Assuming that somewhere between 5%-20% of people in a given field are looking for a new role at a given point in time, that means that you can increase your persona pool by 5x – 20x if you can reach people who match your persona but aren’t “looking.” It will take extra effort and a very compelling message to reach this group… like creating a need where the consumer doesn’t yet know one exists. I didn’t really think there was a need for 2-day delivery right to my door of virtually any product on the planet, but now that I know about it, I am glad it exists and happy to pay for it. In our campaign we used language making it clear that we were looking for actively-employed rescuers who have availability during off-shifts to join our team.

  1. Learn How To Reach Your Persona

As part of getting to know the persona of your ideal candidate, you’ll want to think about where to find these people. It may be physical geography, but it also may be where they congregate online, what activities they’re interested in, and what online publications they read.
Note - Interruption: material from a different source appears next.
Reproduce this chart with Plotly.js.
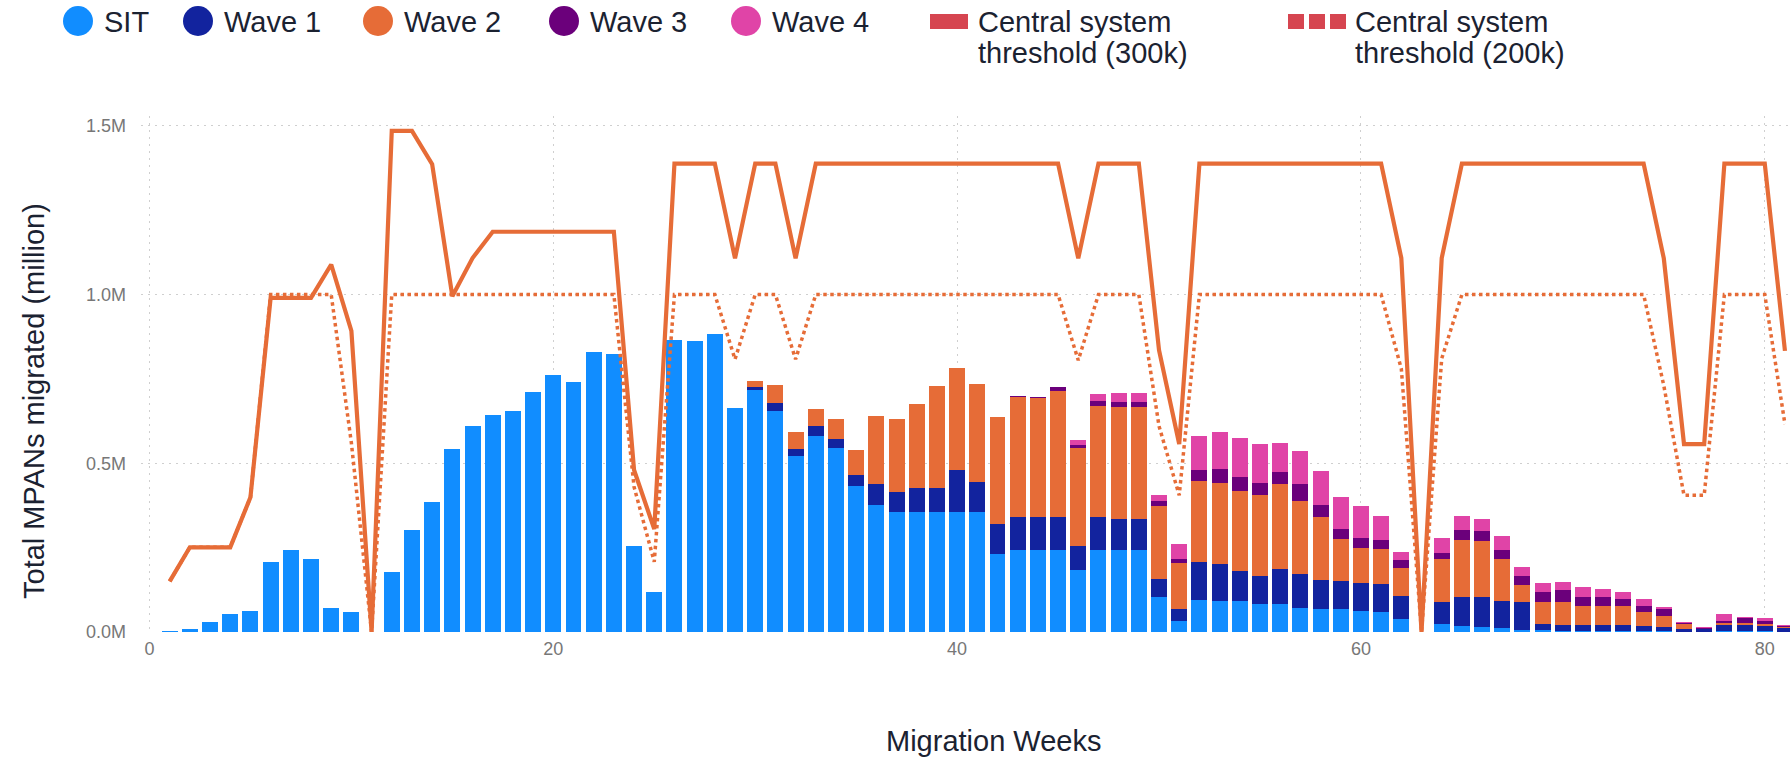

Remember the intangible qualities you identified in #1, above? If you want a lifelong learner who keeps up-to-date on her industry, you might be able to hone in on these people by targeting an audience on social media who have “liked” certain industry publications, or by targeting candidates on LinkedIn who have certain badges signifying online learning/certifications. The precision tools available to marketers and recruiters today make content distribution much more effective and efficient than it has ever been.

We zeroed in on our personas in social media-based upon:

  • specific job titles,
  • people who had interests indicating they were likely receptive, such as having liked FireRescue Magazine or EMSWorld,
  • their physical geography.

In the case of our client, they are best-of-breed in their space, and they position their service offerings as “premium.” Based on this and on the interviews mentioned earlier, we opted for an aspirational campaign tone that reflected the high qualifications required and the elite status the company represents, without being too aloof.

Our client held a recruiting event at their training center that we branded “Selection Day” (rather than “job fair” or “recruiting event”), and we made it known that applicants would be evaluated for their technical skills and physical fitness. We wanted applicants who would find that motivating. We knew some prospects would drop out upon learning this, but consistent with the inbound approach, that is actually good news! We don’t want to burn resources handling non-qualified leads, so self-selection is a very good thing.

We had just over one week to run our campaign. On Facebook, for example, we were able to reach over 14,000 people, of which 8,500 engaged with our post. That speaks volumes to the value of precision targeting and messaging. And we were able to do this for just over $500.

  1. Get Creative With Your Message and How You Deliver It

Thirty-eight years after it killed the radio star, video is at it again, and this time the printed word is the victim. Did you know that videos on social media generate 12 times more shares than text and images combined?

That said, the actual content in the video still matters tremendously. Not all video is created equal. A great recruiting video will convey a feeling and make an emotional connection to your candidate persona.

How do you create an emotional connection? One approach is to highlight the values underpinning your organization. Address the “why?”, as in why does your organization exist? What purpose does it serve? Your video should enable your target audience to picture themselves doing what you do, serving the mission.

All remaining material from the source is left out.